:: Instruction ::
Repeat exactly the lines of the listing below, please, starting with the first and ending with the line containing "la calidad educativa"; leave out the rest.

:: Data listing ::
_____

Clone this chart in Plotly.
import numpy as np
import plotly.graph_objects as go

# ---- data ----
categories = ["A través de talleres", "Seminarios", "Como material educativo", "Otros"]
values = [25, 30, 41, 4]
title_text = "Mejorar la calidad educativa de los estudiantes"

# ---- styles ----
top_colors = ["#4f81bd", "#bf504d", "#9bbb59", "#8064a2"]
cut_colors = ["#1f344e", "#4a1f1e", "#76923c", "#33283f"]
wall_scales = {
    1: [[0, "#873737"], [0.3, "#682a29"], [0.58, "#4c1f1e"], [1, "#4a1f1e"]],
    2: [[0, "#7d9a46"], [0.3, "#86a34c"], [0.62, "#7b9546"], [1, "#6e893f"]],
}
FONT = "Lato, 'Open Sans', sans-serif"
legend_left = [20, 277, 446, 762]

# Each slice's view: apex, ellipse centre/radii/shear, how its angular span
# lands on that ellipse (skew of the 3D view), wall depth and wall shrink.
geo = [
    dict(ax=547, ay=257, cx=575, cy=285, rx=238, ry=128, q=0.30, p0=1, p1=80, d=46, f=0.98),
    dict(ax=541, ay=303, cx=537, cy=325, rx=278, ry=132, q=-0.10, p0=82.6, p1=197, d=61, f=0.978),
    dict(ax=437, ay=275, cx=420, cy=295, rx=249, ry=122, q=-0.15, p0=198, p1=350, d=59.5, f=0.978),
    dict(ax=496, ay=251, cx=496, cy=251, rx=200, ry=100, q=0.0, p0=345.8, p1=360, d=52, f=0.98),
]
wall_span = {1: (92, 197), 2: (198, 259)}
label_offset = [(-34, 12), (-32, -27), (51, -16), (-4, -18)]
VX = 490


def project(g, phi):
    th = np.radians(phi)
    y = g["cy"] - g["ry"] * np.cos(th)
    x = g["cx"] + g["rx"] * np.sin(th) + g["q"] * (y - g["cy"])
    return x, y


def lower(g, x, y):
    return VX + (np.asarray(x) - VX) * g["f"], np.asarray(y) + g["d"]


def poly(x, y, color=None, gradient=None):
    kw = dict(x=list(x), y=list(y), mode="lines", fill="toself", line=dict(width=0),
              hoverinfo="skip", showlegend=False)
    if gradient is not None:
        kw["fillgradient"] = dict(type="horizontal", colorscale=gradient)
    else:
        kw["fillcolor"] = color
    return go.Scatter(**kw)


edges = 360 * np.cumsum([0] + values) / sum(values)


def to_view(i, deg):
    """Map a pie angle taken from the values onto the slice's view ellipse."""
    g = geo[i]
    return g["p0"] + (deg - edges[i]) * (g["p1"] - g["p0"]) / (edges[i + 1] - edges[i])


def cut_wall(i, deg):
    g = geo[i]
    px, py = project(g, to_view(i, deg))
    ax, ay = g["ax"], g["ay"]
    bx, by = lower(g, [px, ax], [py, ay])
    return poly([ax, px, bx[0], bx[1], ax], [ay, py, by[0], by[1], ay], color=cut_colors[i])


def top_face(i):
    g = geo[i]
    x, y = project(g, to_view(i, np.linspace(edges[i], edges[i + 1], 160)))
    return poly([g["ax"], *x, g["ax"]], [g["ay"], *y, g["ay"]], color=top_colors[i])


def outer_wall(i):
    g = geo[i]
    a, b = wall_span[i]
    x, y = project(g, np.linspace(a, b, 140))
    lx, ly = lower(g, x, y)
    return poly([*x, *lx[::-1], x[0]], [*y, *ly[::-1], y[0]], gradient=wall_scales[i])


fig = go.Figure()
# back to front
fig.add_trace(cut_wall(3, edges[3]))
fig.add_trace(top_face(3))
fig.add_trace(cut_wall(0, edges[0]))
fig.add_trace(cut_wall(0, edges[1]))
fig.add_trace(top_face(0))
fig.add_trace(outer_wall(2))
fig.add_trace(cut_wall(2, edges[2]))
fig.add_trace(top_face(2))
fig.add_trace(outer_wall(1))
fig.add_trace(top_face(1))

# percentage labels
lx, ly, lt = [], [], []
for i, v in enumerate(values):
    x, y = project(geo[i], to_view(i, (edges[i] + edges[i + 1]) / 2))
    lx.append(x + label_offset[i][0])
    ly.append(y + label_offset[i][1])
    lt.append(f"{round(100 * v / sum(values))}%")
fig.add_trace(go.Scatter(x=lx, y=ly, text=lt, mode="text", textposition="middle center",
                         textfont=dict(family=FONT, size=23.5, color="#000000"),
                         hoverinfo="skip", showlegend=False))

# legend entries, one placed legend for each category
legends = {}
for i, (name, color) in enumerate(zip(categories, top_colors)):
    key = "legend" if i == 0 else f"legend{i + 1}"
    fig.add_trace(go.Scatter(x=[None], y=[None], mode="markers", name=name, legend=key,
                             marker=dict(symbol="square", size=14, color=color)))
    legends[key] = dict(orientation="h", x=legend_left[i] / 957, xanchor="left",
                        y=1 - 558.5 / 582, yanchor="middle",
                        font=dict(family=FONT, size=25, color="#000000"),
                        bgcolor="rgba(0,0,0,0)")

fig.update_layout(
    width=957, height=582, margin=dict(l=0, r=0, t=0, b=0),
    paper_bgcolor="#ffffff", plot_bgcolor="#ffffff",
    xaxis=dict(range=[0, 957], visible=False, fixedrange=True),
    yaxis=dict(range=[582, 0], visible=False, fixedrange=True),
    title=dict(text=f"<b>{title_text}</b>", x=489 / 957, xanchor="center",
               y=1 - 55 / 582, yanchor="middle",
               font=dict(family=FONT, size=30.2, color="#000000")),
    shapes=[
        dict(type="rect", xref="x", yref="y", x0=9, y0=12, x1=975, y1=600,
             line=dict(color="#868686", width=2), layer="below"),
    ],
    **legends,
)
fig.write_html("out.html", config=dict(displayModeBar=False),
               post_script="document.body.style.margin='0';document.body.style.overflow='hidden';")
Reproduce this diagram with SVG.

_____

:: Task solution ::
Clone this chart in Plotly.
import numpy as np
import plotly.graph_objects as go

# ---- data ----
categories = ["A través de talleres", "Seminarios", "Como material educativo", "Otros"]
values = [25, 30, 41, 4]
title_text = "Mejorar la calidad educativa de los estudiantes"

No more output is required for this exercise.